With her salon, Arnstein created “an institution that became a major meeting place of intellectuals, artists, scholars and especially the proponents of political liberalism,” notes Danielle Spera, director of the Jewish Museum. “In the intellectual wasteland of Vienna, Fanny von Arnstein managed to open a door into the world — and she did all of this at a time of political and social repression.” She was the trailblazer for many Viennese Jewish women who followed in her footsteps.

Salons were often a place of contact for travellers or new arrivals to Vienna. Hilde Spiel cites a letter from a Bavarian guest: “Towards every stranger [Arnstein] is almost equally civil, and knows how to create a pleasant relationship . . . Her elegant house is open to any traveller recommended to her. From midday about twelve until well after midnight one  meets the most select company here . . . One comes without great ceremony and goes without taking formal leave.” What’s more, “the tiresome etiquette of the higher circles is banned, the spirit, freed from the restraining fetters of propriety, breathes more freely here.”
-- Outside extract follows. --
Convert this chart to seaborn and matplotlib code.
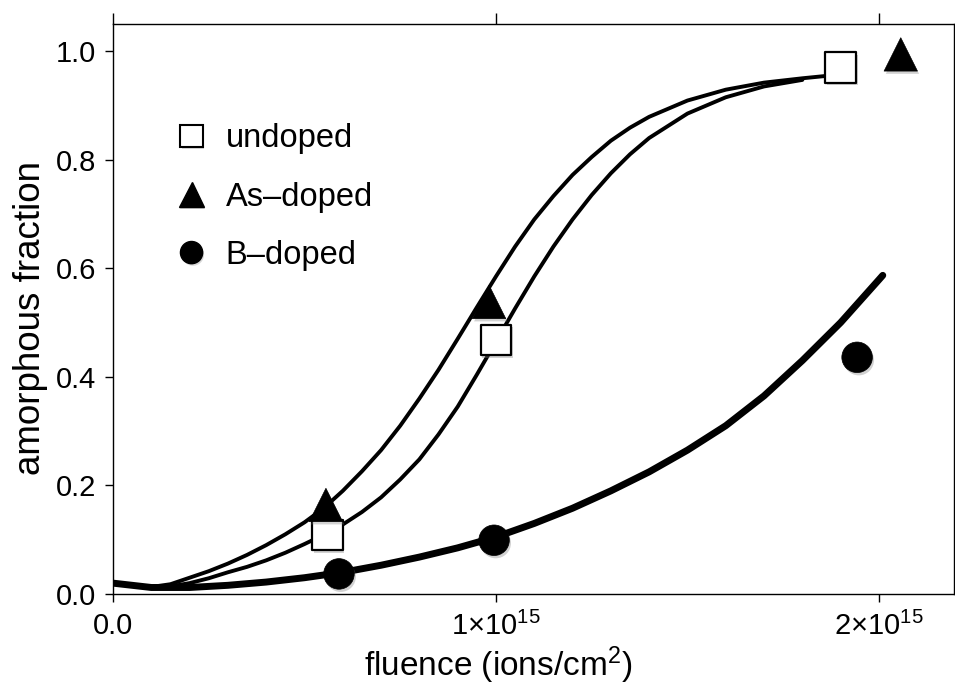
import matplotlib
matplotlib.use("Agg")
import matplotlib.pyplot as plt
import matplotlib.patheffects as pe
from matplotlib.lines import Line2D
import seaborn as sns

# ---- data (fluence in units of 1e15 ions/cm^2) ----
undoped_x = [0.56, 1.00, 1.90]
undoped_y = [0.109, 0.468, 0.970]
as_x = [0.556, 0.982, 2.057]
as_y = [0.164, 0.538, 0.994]
b_x = [0.590, 0.995, 1.943]
b_y = [0.037, 0.099, 0.436]

# fitted curves
fit_x = [0.0, 0.05, 0.1, 0.15, 0.2, 0.25, 0.3, 0.35, 0.4, 0.45, 0.5, 0.55,
         0.6, 0.65, 0.7, 0.75, 0.8, 0.85, 0.9, 0.95, 1.0, 1.05, 1.1, 1.15,
         1.2, 1.25, 1.3, 1.35, 1.4, 1.5, 1.6, 1.7, 1.8]
fit_undoped_y = [0.020, 0.015, 0.012, 0.014, 0.020, 0.029, 0.040, 0.050, 0.062,
                 0.076, 0.092, 0.109, 0.128, 0.151, 0.178, 0.211, 0.248, 0.294,
                 0.345, 0.404, 0.465, 0.526, 0.585, 0.640, 0.690, 0.735, 0.775,
                 0.810, 0.840, 0.885, 0.915, 0.935, 0.947]
fit_as_x = fit_x + [1.9]
fit_as_y = [0.020, 0.016, 0.013, 0.018, 0.030, 0.042, 0.056, 0.072, 0.090,
            0.110, 0.132, 0.158, 0.190, 0.226, 0.265, 0.310, 0.360, 0.413,
            0.470, 0.528, 0.585, 0.640, 0.690, 0.733, 0.772, 0.805, 0.835,
            0.859, 0.879, 0.909, 0.929, 0.942, 0.950, 0.957]
fit_b_x = [0.0, 0.1, 0.2, 0.3, 0.4, 0.5, 0.6, 0.7, 0.8, 0.9, 1.0, 1.1, 1.2,
           1.3, 1.4, 1.5, 1.6, 1.7, 1.8, 1.9, 2.0, 2.01]
fit_b_y = [0.020, 0.012, 0.012, 0.016, 0.022, 0.030, 0.040, 0.053, 0.068,
           0.085, 0.105, 0.130, 0.158, 0.190, 0.225, 0.265, 0.310, 0.365,
           0.430, 0.500, 0.579, 0.587]

xticks = [0.0, 1.0, 2.0]
xticklabels = ["0.0", r"$\mathregular{1{\times}10^{15}}$", r"$\mathregular{2{\times}10^{15}}$"]
yticks = [0.0, 0.2, 0.4, 0.6, 0.8, 1.0]
yticklabels = ["0.0", "0.2", "0.4", "0.6", "0.8", "1.0"]
labels = ["undoped", "As\u2013doped", "B\u2013doped"]

sns.set_style("ticks")
plt.rcParams["font.family"] = ["Liberation Sans", "DejaVu Sans"]
plt.rcParams["mathtext.fontset"] = "custom"
plt.rcParams["mathtext.rm"] = "Liberation Sans"
plt.rcParams["mathtext.it"] = "Liberation Sans:italic"
plt.rcParams["mathtext.bf"] = "Liberation Sans:bold"
for k in ["text.color", "axes.labelcolor", "xtick.color", "ytick.color", "axes.edgecolor"]:
    plt.rcParams[k] = "black"

fig = plt.figure(figsize=(9.55, 6.88), dpi=100)
ax = fig.add_axes([113 / 955, 1 - 594 / 688, 841 / 955, 570 / 688])

# curves
sns.lineplot(x=fit_as_x, y=fit_as_y, ax=ax, color="black", lw=2.8, sort=False,
             solid_capstyle="round", zorder=2)
sns.lineplot(x=fit_x, y=fit_undoped_y, ax=ax, color="black", lw=2.8, sort=False,
             solid_capstyle="round", zorder=2)
sns.lineplot(x=fit_b_x, y=fit_b_y, ax=ax, color="black", lw=5.0, sort=False,
             solid_capstyle="round", zorder=2)

shadow = [pe.SimplePatchShadow(offset=(1.2, -2.0), shadow_rgbFace="0.5", alpha=0.35),
          pe.Normal()]

sns.scatterplot(x=undoped_x, y=undoped_y, ax=ax, marker="s", s=22 ** 2,
                facecolor="white", edgecolor="black", linewidth=1.6, zorder=4,
                path_effects=shadow)
sns.scatterplot(x=as_x, y=as_y, ax=ax, marker="^", s=24 ** 2,
                color="black", edgecolor="black", linewidth=0.5, zorder=4,
                path_effects=shadow)
sns.scatterplot(x=b_x, y=b_y, ax=ax, marker="o", s=22 ** 2,
                color="black", edgecolor="black", linewidth=0.5, zorder=4,
                path_effects=shadow)

ax.set_xlim(0, 2.196)
ax.set_ylim(0, 1.05)
ax.set_xticks(xticks)
ax.set_xticklabels(xticklabels)
ax.set_yticks(yticks)
ax.set_yticklabels(yticklabels)

for s in ax.spines.values():
    s.set_visible(True)
    s.set_linewidth(1.0)
    s.set_color("black")

ax.tick_params(axis="both", labelsize=21, width=1.0, color="black",
               labelcolor="black", direction="out")
ax.tick_params(axis="x", top=True, labeltop=False, length=6, pad=7)
ax.tick_params(axis="y", left=True, right=False, length=6, pad=6)
for t in ax.xaxis.get_major_ticks():
    t.tick2line.set_markersize(8)

ax.set_xlabel(r"fluence (ions/cm$^{\mathregular{2}}$)", fontsize=24)
ax.set_ylabel("amorphous fraction", fontsize=26.5)
ax.xaxis.set_label_coords(0.458, -0.088)
ax.yaxis.set_label_coords(-0.077, 0.485)

leg_shadow = [pe.SimplePatchShadow(offset=(1.0, -1.5), shadow_rgbFace="0.5", alpha=0.3),
              pe.Normal()]
handles = [
    Line2D([], [], ls="none", marker="s", ms=16, mfc="white", mec="black", mew=1.5,
           path_effects=leg_shadow),
    Line2D([], [], ls="none", marker="^", ms=18, mfc="black", mec="black",
           path_effects=leg_shadow),
    Line2D([], [], ls="none", marker="o", ms=16, mfc="black", mec="black",
           path_effects=leg_shadow),
]
ax.legend(handles, labels, loc="upper left", bbox_to_anchor=(0.074, 0.826),
          frameon=False, fontsize=23.5, handlelength=1.0, handletextpad=0.55,
          labelspacing=0.84, borderpad=0, borderaxespad=0)

fig.savefig("out.png", dpi=100)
How many women attended Arnstein’s salon? The exhibition featured a unique collection of 30 small portraits of her guests,  five of them women. This could indicate that her salon was more open to women than the 20th century (or even the 21st, judging by the fact that fewer than one-sixth of works displayed at New York’s  Museum of Modern Art are by women, and fewer than   one-sixth of CEOs in the FTSE 100 are women).